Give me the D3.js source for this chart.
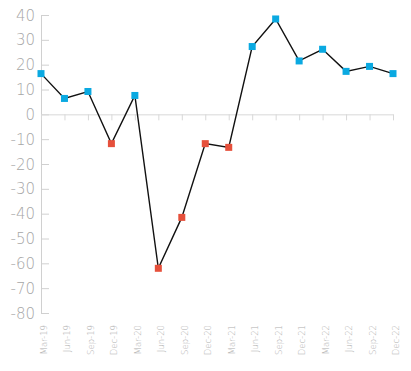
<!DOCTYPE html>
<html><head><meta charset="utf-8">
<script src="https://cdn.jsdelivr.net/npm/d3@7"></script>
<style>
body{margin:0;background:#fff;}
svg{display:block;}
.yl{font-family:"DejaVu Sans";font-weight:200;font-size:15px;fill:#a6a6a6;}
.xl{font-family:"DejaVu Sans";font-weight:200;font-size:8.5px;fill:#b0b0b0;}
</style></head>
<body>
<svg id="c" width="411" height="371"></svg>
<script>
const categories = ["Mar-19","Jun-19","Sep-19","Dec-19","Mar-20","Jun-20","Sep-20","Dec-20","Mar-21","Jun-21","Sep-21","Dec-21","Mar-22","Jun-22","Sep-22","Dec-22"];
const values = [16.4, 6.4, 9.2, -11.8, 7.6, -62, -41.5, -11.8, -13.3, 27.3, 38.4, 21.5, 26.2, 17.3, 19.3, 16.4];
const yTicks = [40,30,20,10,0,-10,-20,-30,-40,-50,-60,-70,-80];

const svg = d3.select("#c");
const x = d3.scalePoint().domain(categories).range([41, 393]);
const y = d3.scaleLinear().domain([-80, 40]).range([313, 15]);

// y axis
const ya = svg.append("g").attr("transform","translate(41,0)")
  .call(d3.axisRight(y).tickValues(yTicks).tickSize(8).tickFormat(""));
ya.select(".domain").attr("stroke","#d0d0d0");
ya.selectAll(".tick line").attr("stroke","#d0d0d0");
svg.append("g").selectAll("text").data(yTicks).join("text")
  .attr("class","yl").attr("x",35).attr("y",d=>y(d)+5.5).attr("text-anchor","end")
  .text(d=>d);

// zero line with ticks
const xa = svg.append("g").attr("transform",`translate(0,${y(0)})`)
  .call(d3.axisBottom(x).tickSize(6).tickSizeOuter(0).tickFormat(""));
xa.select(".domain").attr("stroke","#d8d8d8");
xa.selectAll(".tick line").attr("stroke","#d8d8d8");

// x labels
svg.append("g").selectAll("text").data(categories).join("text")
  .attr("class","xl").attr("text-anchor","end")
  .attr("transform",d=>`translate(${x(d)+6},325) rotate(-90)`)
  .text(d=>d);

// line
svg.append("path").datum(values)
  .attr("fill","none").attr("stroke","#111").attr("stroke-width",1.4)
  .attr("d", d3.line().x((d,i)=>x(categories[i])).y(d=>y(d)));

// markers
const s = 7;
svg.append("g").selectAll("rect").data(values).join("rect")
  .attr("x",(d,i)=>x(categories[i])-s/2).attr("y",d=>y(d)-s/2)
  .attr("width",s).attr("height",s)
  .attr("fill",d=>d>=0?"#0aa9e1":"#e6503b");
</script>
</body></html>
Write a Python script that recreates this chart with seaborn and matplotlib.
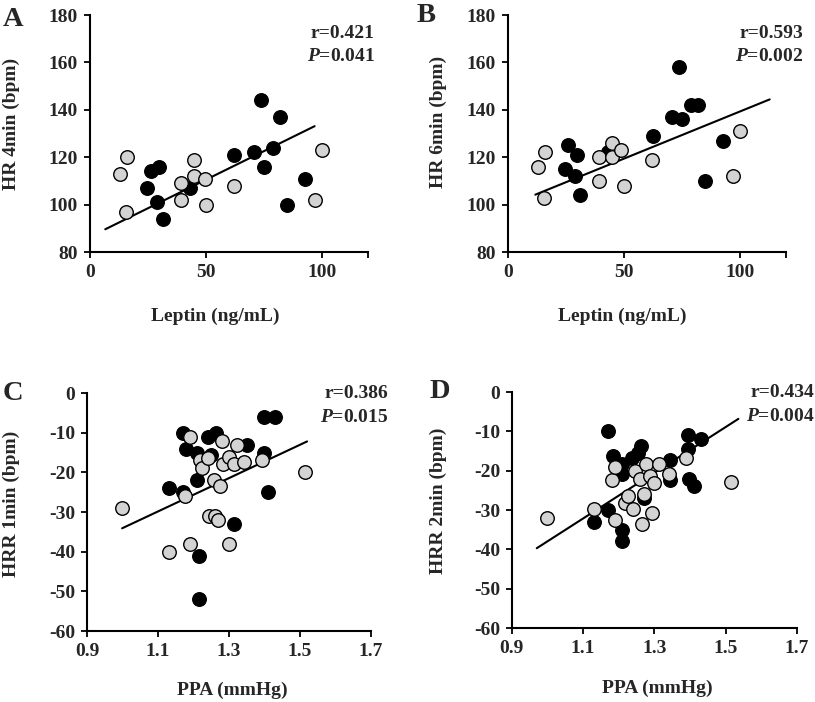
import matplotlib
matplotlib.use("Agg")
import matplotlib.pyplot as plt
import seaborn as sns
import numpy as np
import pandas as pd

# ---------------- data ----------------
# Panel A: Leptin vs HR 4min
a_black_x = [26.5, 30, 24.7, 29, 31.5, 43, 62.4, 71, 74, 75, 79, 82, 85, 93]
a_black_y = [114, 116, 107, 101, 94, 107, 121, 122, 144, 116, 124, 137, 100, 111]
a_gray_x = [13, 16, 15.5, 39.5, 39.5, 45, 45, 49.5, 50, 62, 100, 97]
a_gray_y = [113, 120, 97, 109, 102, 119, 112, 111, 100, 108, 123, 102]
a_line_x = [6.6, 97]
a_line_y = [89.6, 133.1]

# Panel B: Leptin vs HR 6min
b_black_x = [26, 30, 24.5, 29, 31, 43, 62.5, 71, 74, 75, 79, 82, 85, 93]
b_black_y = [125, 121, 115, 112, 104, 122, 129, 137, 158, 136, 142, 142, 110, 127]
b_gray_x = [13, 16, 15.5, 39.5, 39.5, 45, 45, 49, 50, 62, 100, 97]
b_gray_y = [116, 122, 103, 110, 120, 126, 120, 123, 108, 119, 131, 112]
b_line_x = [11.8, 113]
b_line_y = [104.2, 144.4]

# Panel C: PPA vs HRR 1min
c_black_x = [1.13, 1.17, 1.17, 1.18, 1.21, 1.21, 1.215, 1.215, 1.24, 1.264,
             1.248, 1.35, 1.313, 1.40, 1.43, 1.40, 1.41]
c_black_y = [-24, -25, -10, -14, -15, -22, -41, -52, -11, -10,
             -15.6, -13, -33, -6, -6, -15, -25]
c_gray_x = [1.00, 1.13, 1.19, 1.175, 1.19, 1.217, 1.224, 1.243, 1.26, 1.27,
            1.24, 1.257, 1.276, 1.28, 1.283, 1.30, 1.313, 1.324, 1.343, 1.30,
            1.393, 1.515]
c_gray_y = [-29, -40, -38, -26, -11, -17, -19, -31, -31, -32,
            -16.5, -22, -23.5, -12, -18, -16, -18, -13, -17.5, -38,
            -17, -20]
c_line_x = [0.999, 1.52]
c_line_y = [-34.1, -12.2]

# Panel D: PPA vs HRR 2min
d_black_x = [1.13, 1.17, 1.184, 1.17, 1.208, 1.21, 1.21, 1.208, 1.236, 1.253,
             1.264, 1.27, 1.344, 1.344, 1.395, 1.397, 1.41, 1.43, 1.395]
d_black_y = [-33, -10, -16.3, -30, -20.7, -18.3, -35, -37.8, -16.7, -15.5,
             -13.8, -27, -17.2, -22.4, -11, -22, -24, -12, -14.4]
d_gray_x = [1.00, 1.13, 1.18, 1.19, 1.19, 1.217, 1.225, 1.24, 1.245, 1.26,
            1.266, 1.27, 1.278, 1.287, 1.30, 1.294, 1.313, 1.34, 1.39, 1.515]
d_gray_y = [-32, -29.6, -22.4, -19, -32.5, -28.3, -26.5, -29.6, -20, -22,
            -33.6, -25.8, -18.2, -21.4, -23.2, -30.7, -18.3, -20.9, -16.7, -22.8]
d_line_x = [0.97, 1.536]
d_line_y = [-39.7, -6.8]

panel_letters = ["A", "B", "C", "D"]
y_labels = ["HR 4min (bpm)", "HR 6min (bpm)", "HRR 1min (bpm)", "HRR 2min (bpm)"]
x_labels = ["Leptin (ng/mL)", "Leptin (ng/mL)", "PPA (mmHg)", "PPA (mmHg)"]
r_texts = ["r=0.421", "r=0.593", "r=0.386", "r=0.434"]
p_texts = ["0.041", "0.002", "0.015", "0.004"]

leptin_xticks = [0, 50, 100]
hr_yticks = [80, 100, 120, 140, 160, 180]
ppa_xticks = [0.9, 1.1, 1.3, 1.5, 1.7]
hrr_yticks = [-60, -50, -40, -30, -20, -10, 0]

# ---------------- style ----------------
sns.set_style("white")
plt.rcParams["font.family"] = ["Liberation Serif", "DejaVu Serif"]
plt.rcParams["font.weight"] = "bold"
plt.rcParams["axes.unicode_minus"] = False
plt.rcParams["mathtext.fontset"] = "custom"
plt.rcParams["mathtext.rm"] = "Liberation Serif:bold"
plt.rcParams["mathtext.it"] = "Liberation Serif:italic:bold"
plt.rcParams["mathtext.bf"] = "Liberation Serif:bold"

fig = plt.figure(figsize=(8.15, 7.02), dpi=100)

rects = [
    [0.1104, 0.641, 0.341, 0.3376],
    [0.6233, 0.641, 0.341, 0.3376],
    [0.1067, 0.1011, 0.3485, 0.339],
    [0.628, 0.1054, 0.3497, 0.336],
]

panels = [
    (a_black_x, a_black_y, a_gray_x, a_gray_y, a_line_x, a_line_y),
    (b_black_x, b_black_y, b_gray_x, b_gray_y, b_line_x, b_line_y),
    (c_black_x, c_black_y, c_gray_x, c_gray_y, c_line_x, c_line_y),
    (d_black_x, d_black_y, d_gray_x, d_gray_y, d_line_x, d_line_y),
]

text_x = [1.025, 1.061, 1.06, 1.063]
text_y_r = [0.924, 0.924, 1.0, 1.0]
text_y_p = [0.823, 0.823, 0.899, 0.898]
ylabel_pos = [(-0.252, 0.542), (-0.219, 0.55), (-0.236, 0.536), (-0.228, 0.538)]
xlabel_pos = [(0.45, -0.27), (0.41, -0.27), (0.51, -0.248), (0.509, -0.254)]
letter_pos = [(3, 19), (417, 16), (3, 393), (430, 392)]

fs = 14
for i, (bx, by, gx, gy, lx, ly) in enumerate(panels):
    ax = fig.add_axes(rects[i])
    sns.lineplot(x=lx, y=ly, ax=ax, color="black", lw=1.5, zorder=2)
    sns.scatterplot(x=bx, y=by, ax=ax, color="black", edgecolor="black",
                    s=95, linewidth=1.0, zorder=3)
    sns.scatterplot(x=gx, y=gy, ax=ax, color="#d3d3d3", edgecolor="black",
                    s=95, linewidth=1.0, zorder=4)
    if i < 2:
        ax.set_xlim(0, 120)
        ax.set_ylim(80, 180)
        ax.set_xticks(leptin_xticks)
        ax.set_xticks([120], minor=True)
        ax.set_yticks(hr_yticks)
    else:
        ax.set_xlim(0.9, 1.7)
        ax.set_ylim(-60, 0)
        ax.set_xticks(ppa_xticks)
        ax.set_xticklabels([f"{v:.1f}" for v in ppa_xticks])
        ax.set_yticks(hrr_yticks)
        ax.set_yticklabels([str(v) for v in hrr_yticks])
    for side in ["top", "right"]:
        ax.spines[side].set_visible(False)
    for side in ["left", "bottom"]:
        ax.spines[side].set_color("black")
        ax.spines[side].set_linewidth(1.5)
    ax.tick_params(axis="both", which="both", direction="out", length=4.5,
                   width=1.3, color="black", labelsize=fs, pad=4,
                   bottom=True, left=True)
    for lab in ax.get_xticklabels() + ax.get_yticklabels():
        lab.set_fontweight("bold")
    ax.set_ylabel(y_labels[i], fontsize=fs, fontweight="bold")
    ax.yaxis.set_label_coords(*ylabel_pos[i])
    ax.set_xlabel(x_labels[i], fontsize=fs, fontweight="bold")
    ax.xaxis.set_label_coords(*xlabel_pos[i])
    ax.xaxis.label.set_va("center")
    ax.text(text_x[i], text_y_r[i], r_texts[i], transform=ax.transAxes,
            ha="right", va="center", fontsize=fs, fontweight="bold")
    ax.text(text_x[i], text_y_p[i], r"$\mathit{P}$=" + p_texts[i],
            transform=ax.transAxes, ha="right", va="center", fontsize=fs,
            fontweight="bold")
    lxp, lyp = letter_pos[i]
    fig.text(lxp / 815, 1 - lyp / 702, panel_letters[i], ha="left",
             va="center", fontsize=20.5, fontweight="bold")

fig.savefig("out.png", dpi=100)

* [Task goal]:
Repeat the lines from where the entries begin to the line with "</body></html>", both included. Any picture is left out.

* [Written solution]:
Give me the D3.js source for this chart.
<!DOCTYPE html>
<html><head><meta charset="utf-8">
<script src="https://cdn.jsdelivr.net/npm/d3@7"></script>
<style>
body{margin:0;background:#fff;}
svg{display:block;}
.yl{font-family:"DejaVu Sans";font-weight:200;font-size:15px;fill:#a6a6a6;}
.xl{font-family:"DejaVu Sans";font-weight:200;font-size:8.5px;fill:#b0b0b0;}
</style></head>
<body>
<svg id="c" width="411" height="371"></svg>
<script>
const categories = ["Mar-19","Jun-19","Sep-19","Dec-19","Mar-20","Jun-20","Sep-20","Dec-20","Mar-21","Jun-21","Sep-21","Dec-21","Mar-22","Jun-22","Sep-22","Dec-22"];
const values = [16.4, 6.4, 9.2, -11.8, 7.6, -62, -41.5, -11.8, -13.3, 27.3, 38.4, 21.5, 26.2, 17.3, 19.3, 16.4];
const yTicks = [40,30,20,10,0,-10,-20,-30,-40,-50,-60,-70,-80];

const svg = d3.select("#c");
const x = d3.scalePoint().domain(categories).range([41, 393]);
const y = d3.scaleLinear().domain([-80, 40]).range([313, 15]);

// y axis
const ya = svg.append("g").attr("transform","translate(41,0)")
  .call(d3.axisRight(y).tickValues(yTicks).tickSize(8).tickFormat(""));
ya.select(".domain").attr("stroke","#d0d0d0");
ya.selectAll(".tick line").attr("stroke","#d0d0d0");
svg.append("g").selectAll("text").data(yTicks).join("text")
  .attr("class","yl").attr("x",35).attr("y",d=>y(d)+5.5).attr("text-anchor","end")
  .text(d=>d);

// zero line with ticks
const xa = svg.append("g").attr("transform",`translate(0,${y(0)})`)
  .call(d3.axisBottom(x).tickSize(6).tickSizeOuter(0).tickFormat(""));
xa.select(".domain").attr("stroke","#d8d8d8");
xa.selectAll(".tick line").attr("stroke","#d8d8d8");

// x labels
svg.append("g").selectAll("text").data(categories).join("text")
  .attr("class","xl").attr("text-anchor","end")
  .attr("transform",d=>`translate(${x(d)+6},325) rotate(-90)`)
  .text(d=>d);

// line
svg.append("path").datum(values)
  .attr("fill","none").attr("stroke","#111").attr("stroke-width",1.4)
  .attr("d", d3.line().x((d,i)=>x(categories[i])).y(d=>y(d)));

// markers
const s = 7;
svg.append("g").selectAll("rect").data(values).join("rect")
  .attr("x",(d,i)=>x(categories[i])-s/2).attr("y",d=>y(d)-s/2)
  .attr("width",s).attr("height",s)
  .attr("fill",d=>d>=0?"#0aa9e1":"#e6503b");
</script>
</body></html>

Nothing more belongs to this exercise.